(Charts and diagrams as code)
▼

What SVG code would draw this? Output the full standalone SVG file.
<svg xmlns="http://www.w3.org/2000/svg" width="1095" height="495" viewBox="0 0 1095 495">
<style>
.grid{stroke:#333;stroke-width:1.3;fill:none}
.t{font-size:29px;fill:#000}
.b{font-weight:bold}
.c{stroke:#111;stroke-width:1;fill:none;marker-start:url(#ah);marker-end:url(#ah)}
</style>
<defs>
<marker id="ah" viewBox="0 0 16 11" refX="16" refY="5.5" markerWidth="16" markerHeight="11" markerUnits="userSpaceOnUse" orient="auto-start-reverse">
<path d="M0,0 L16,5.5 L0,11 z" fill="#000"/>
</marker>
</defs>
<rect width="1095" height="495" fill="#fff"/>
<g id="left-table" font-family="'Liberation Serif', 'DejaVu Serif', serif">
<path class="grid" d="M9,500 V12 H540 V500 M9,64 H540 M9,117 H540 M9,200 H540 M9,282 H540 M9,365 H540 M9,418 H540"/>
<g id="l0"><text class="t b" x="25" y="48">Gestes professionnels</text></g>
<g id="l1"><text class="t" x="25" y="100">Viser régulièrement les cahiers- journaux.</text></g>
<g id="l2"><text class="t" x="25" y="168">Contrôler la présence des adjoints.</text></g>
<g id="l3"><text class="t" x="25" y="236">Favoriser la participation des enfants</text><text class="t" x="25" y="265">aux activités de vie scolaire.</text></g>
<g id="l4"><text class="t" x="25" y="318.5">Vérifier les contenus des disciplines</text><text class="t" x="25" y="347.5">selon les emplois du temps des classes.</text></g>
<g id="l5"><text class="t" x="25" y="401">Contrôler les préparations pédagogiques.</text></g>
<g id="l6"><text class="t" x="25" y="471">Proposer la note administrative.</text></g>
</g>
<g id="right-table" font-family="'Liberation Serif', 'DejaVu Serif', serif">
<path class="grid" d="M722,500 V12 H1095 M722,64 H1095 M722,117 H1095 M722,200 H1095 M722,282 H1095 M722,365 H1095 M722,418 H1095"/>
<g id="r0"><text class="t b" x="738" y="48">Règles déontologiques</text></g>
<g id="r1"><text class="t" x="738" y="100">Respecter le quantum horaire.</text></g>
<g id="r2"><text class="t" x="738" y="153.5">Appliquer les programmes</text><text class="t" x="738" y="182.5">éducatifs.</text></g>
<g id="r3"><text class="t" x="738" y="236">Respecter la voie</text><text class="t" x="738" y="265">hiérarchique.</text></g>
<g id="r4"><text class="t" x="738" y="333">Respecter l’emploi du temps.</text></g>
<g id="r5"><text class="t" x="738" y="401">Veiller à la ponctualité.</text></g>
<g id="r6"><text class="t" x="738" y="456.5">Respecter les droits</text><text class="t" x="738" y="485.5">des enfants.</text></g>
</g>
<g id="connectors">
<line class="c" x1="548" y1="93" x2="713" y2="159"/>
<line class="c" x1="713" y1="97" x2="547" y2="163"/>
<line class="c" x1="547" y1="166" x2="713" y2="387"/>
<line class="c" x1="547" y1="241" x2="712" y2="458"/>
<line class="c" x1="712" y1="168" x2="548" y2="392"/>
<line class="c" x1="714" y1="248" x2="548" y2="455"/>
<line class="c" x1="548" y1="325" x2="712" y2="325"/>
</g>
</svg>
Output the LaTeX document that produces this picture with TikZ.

▲

Prompt
The listing above should be transcribed in full, exactly as written.

Response to the exercise
What SVG code would draw this? Output the full standalone SVG file.
<svg xmlns="http://www.w3.org/2000/svg" width="1095" height="495" viewBox="0 0 1095 495">
<style>
.grid{stroke:#333;stroke-width:1.3;fill:none}
.t{font-size:29px;fill:#000}
.b{font-weight:bold}
.c{stroke:#111;stroke-width:1;fill:none;marker-start:url(#ah);marker-end:url(#ah)}
</style>
<defs>
<marker id="ah" viewBox="0 0 16 11" refX="16" refY="5.5" markerWidth="16" markerHeight="11" markerUnits="userSpaceOnUse" orient="auto-start-reverse">
<path d="M0,0 L16,5.5 L0,11 z" fill="#000"/>
</marker>
</defs>
<rect width="1095" height="495" fill="#fff"/>
<g id="left-table" font-family="'Liberation Serif', 'DejaVu Serif', serif">
<path class="grid" d="M9,500 V12 H540 V500 M9,64 H540 M9,117 H540 M9,200 H540 M9,282 H540 M9,365 H540 M9,418 H540"/>
<g id="l0"><text class="t b" x="25" y="48">Gestes professionnels</text></g>
<g id="l1"><text class="t" x="25" y="100">Viser régulièrement les cahiers- journaux.</text></g>
<g id="l2"><text class="t" x="25" y="168">Contrôler la présence des adjoints.</text></g>
<g id="l3"><text class="t" x="25" y="236">Favoriser la participation des enfants</text><text class="t" x="25" y="265">aux activités de vie scolaire.</text></g>
<g id="l4"><text class="t" x="25" y="318.5">Vérifier les contenus des disciplines</text><text class="t" x="25" y="347.5">selon les emplois du temps des classes.</text></g>
<g id="l5"><text class="t" x="25" y="401">Contrôler les préparations pédagogiques.</text></g>
<g id="l6"><text class="t" x="25" y="471">Proposer la note administrative.</text></g>
</g>
<g id="right-table" font-family="'Liberation Serif', 'DejaVu Serif', serif">
<path class="grid" d="M722,500 V12 H1095 M722,64 H1095 M722,117 H1095 M722,200 H1095 M722,282 H1095 M722,365 H1095 M722,418 H1095"/>
<g id="r0"><text class="t b" x="738" y="48">Règles déontologiques</text></g>
<g id="r1"><text class="t" x="738" y="100">Respecter le quantum horaire.</text></g>
<g id="r2"><text class="t" x="738" y="153.5">Appliquer les programmes</text><text class="t" x="738" y="182.5">éducatifs.</text></g>
<g id="r3"><text class="t" x="738" y="236">Respecter la voie</text><text class="t" x="738" y="265">hiérarchique.</text></g>
<g id="r4"><text class="t" x="738" y="333">Respecter l’emploi du temps.</text></g>
<g id="r5"><text class="t" x="738" y="401">Veiller à la ponctualité.</text></g>
<g id="r6"><text class="t" x="738" y="456.5">Respecter les droits</text><text class="t" x="738" y="485.5">des enfants.</text></g>
</g>
<g id="connectors">
<line class="c" x1="548" y1="93" x2="713" y2="159"/>
<line class="c" x1="713" y1="97" x2="547" y2="163"/>
<line class="c" x1="547" y1="166" x2="713" y2="387"/>
<line class="c" x1="547" y1="241" x2="712" y2="458"/>
<line class="c" x1="712" y1="168" x2="548" y2="392"/>
<line class="c" x1="714" y1="248" x2="548" y2="455"/>
<line class="c" x1="548" y1="325" x2="712" y2="325"/>
</g>
</svg>
Output the LaTeX document that produces this picture with TikZ.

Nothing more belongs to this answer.